Tunisia’s president disbands Supreme Judicial Council

2022-02-06 16:30:35
Tunisia’s president disbands Supreme Judicial Council

Tunisian President Kais Saied has disbanded the country’s Supreme Judicial Council, amid tension with the judiciary.

Saied – who had dismissed the government and suspended parliament last July – said on Sunday that the Supreme Judicial Council was a “thing of the past”.

He also accused council members of taking “billions” in bribes and delaying politically sensitive investigations, including into the assassinations of left-wing activists in 2013.

His decision raises fears about the independence of the judiciary and caps months of his sharp criticism of Tunisia’s judges.

Youssef Bouzakher, head of the Supreme Judicial Council, said Saied’s declaration represented an attempt to bring judges under presidential instruction.

“The president’s decision is illegal and a direct assimilation of the presidency,” he told Reuters news agency.

Journalist Elizia Volkmann told Al Jazeera that the battle between the Supreme Judicial Council and Saied has been ongoing for the past six months in a “battle of wills”.

“Saied has been saying there is evidence against corrupt judges and that somehow the Supreme Judicial Council is involved in facilitating corruption,” she said, speaking from Tunis.

“The council has been pushing back against him and fighting for independence.

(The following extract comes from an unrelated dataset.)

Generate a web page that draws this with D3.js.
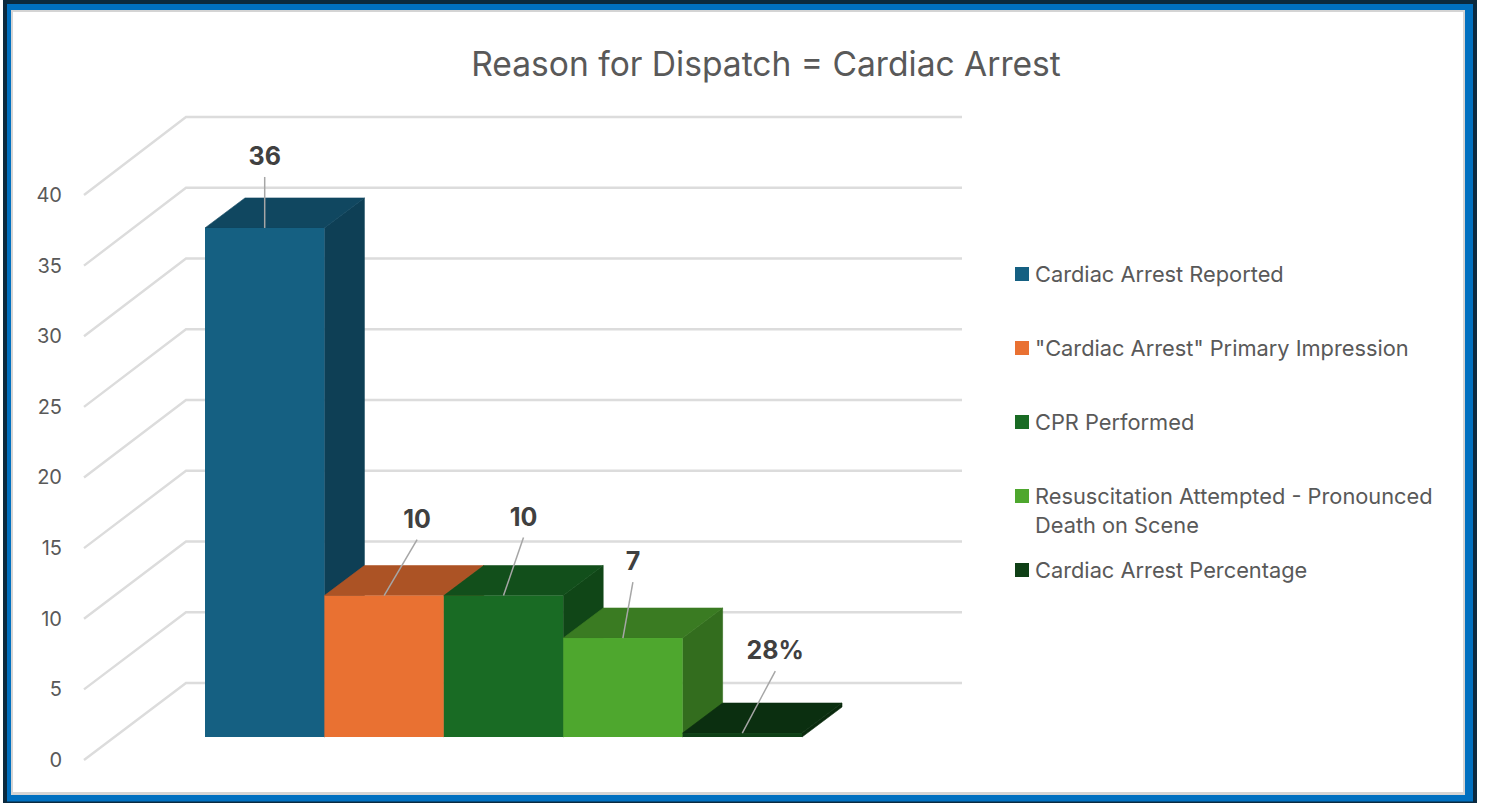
<!DOCTYPE html>
<html>
<head>
<meta charset="utf-8">
<script src="https://cdn.jsdelivr.net/npm/d3@7"></script>
<style>
  html, body { margin: 0; padding: 0; background: #fff; overflow: hidden; }
  svg { display: block; }
  text { font-family: "Inter", sans-serif; }
</style>
</head>
<body>
<svg id="chart" width="1485" height="803"></svg>
<script>
const categories = ["Cardiac Arrest Reported", "\"Cardiac Arrest\" Primary Impression", "CPR Performed", "Resuscitation Attempted - Pronounced Death on Scene", "Cardiac Arrest Percentage"];
const values = [36, 10, 10, 7, 0.28];
const valueLabels = ["36", "10", "10", "7", "28%"];
const colors = ["#156082", "#E97132", "#196B24", "#4EA72E", "#0F4016"];
const yTicks = [0, 5, 10, 15, 20, 25, 30, 35, 40];
const legendLines = [["Cardiac Arrest Reported"], ["\"Cardiac Arrest\" Primary Impression"], ["CPR Performed"], ["Resuscitation Attempted - Pronounced", "Death on Scene"], ["Cardiac Arrest Percentage"]];

const svg = d3.select("#chart");

// frame, outside in
const frame = [[3, 0, 1474, 803, "#0b2a3f"], [7, 4, 1466, 797.5, "#0070c0"], [11, 10, 1454, 785, "#d4d4d4"], [13, 12, 1450, 780, "#ffffff"]];
svg.selectAll("rect.frame").data(frame).join("rect")
    .attr("class", "frame")
    .attr("x", d => d[0]).attr("y", d => d[1])
    .attr("width", d => d[2]).attr("height", d => d[3])
    .attr("fill", d => d[4]);

svg.append("text")
    .attr("x", 766).attr("y", 76)
    .attr("text-anchor", "middle")
    .attr("font-size", 33.6)
    .attr("fill", "#595959")
    .text("Reason for Dispatch = Cardiac Arrest");

// three planes of the fake 3d box
let yFront = d3.scaleLinear().domain([0, 40]).range([760, 195]);
let yBack = d3.scaleLinear().domain([0, 40]).range([683, 117]);
let yBar = d3.scaleLinear().domain([0, 40]).range([737, 171.4]);
let x = d3.scaleBand().domain(categories).range([205, 802]);
const depthX = 40, depthY = 30;

// gridlines
let grid = svg.append("g").attr("fill", "none").attr("stroke", "#dcdcdc").attr("stroke-width", 2.4);
yTicks.forEach(t => {
    grid.append("polyline")
        .attr("points", [[84, yFront(t)], [186, yBack(t)], [962, yBack(t)]].join(" "));
});

// tick labels
let axis = d3.axisLeft(yFront).tickValues(yTicks).tickSize(0).tickPadding(0);
let axisG = svg.append("g").attr("transform", "translate(62,0)").call(axis);
axisG.select(".domain").remove();
axisG.selectAll("text")
    .attr("font-size", 20)
    .attr("font-family", "\"Inter\", sans-serif")
    .attr("fill", "#595959");

// bars left to right so each one covers the side of the previous one
categories.forEach((c, i) => {
    let x0 = x(c);
    let x1 = x0 + x.bandwidth();
    let top = yBar(values[i]);
    let base = yBar(0);
    let col = d3.rgb(colors[i]);
    let sideCol = col.darker(1.2);
    let topCol = col.darker(0.85);
    svg.append("polygon")
        .attr("points", [[x1, top], [x1 + depthX, top - depthY], [x1 + depthX, base - depthY], [x1, base]].join(" "))
        .attr("fill", sideCol)
        .attr("stroke", sideCol).attr("stroke-width", 0.6);
    svg.append("polygon")
        .attr("points", [[x0, top], [x1, top], [x1 + depthX, top - depthY], [x0 + depthX, top - depthY]].join(" "))
        .attr("fill", topCol)
        .attr("stroke", topCol).attr("stroke-width", 0.6);
    svg.append("rect")
        .attr("x", x0).attr("y", top)
        .attr("width", x.bandwidth()).attr("height", base - top)
        .attr("fill", col);
});

// data labels, offset from the bar center along a leader line
const labelDx = [0, 33, 20, 10, 33];
const labelDy = [-51, -56, -58, -56, -62];
categories.forEach((c, i) => {
    let cx = x(c) + x.bandwidth() / 2;
    let top = yBar(values[i]);
    svg.append("line")
        .attr("x1", cx).attr("y1", top)
        .attr("x2", cx + labelDx[i]).attr("y2", top + labelDy[i])
        .attr("stroke", "#a6a6a6").attr("stroke-width", 1.5);
    svg.append("text")
        .attr("x", cx + labelDx[i]).attr("y", top + labelDy[i] - 12)
        .attr("text-anchor", "middle")
        .attr("font-size", 25)
        .attr("font-weight", "bold")
        .attr("fill", "#404040")
        .text(valueLabels[i]);
});

// legend
let legendY = d3.scalePoint().domain(categories).range([274, 570]);
categories.forEach((c, i) => {
    let ly = legendY(c);
    svg.append("rect")
        .attr("x", 1015).attr("y", ly - 7)
        .attr("width", 14).attr("height", 14)
        .attr("fill", colors[i]);
    legendLines[i].forEach((line, j) => {
        svg.append("text")
            .attr("x", 1035).attr("y", ly + 7.5 + j * 29)
            .attr("font-size", 21.8)
            .attr("fill", "#595959")
            .text(line);
    });
});
</script>
</body>
</html>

They say they see Saied is trying to sideline them because he has been trying to prosecute certain parties and politicians and the judiciary have said they won’t facilitate those prosecutions.”

Last month, the president revoked all financial privileges for members of the top judicial council, which was formed in 2016 and tasked with ensuring the independence of the judiciary, disciplining judges and granting them professional promotions.

“In this council, positions and appointments are sold according to loyalties. Their place is not the place where they sit now, but where the accused stand,” Saied said in a speech in the interior ministry.

“You cannot imagine the money that certain judges have been able to receive, billions and billions,” he added.

In July, 2021, Saied dismissed the government suspended parliament, and assumed executive authority amid mounting public anger over economic stagnation and political paralysis.

While Saied insists that his "exceptional measures" were meant to "save" the country, critics have accused him of orchestrating a coup.

Tunisia has been seen as the only country that succeeded in carrying out a democratic transition among Arab countries which witnessed Islamic awakening also known as the Arab Spring that toppled ruling regimes, including Egypt, Libya and Yemen.